15. Los olivares industriales riojanos y catamarqueños
Paisajísticamente son inobjetables, porque los eriales arenosos entre los pueblos de Aimogasta, Villa Mazán, Aminga, Tinogasta y Fiambalá y los peladales del salar de Pipanaco son mucho más bonitos con filas y filas de olivos con riego artificial. Desde los años ‘90 Catamarca, La Rioja y San Juan fomentaron las grandes plantaciones industriales de olivos: abundan las plantaciones de árboles desarrollados y productivos, pero también hay grandes superficies de olivares infantiles. La concentración de las plantaciones es evidente en los letreros: a veces se puede rodar a buena velocidad más de media hora viendo fincas y fincas de olivos de una misma empresa y sólo eso.
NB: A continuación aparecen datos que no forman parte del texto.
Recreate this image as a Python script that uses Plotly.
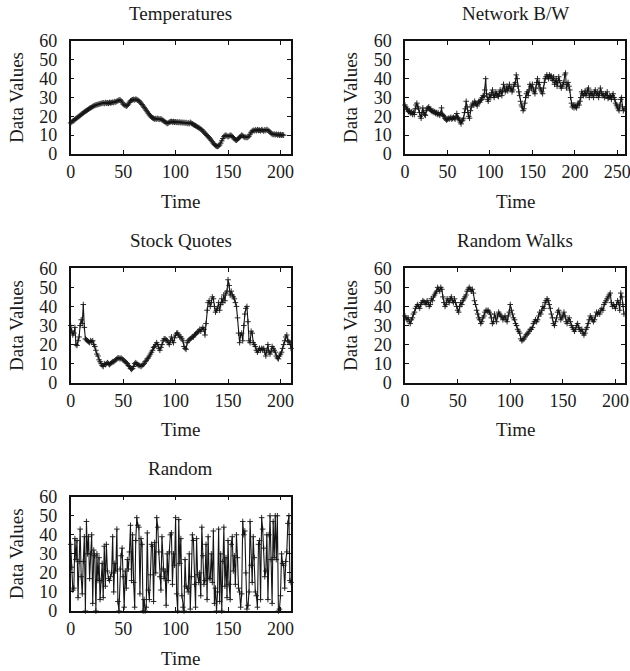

En los Swinging Nineties del menemismo y sus epígonos provinciales la tierra si no era gratis costaba vintenes, nadie fastidiaba preguntando de dónde provenía el capital invertido si es que lo había y no era un crédito de la banca pública, y la desgravación fiscal por décadas era la cereza en la torta. Así se plantaron a troche y moche decenas de miles de hectáreas de olivares sin experimentar antes cómo se adaptaban esas variedades al clima de esos valles, mucho más insolados y calurosos que las tierras de origen de esas cepas de olivo. Para hacer aceitunas en conserva está todo bien, pero para elaborar aceite de oliva virgen extra con acidez inferior al dos por ciento (si no, no es virgen extra) hay que trabajar mucho. Se puede, pero no es tan fácil como en Mendoza, Córdoba, Buenos Aires o Río Negro: el clima excesivamente caluroso no es bueno para hacer buen aceite de oliva. Luego está la paradoja de los latifundios: olivares inmensos pero ninguna venta de aceitunas, ni de aceite de oliva. Lo mismo pasa en las plantaciones de nogales de la región: en otoño hay toneladas de nueces pero vaya usted a conseguir un kilogramo. Para encontrar aceitunas y nueces al por menor hay que dejar la ruta y buscar en los callejones vecinales, a veces sin suerte.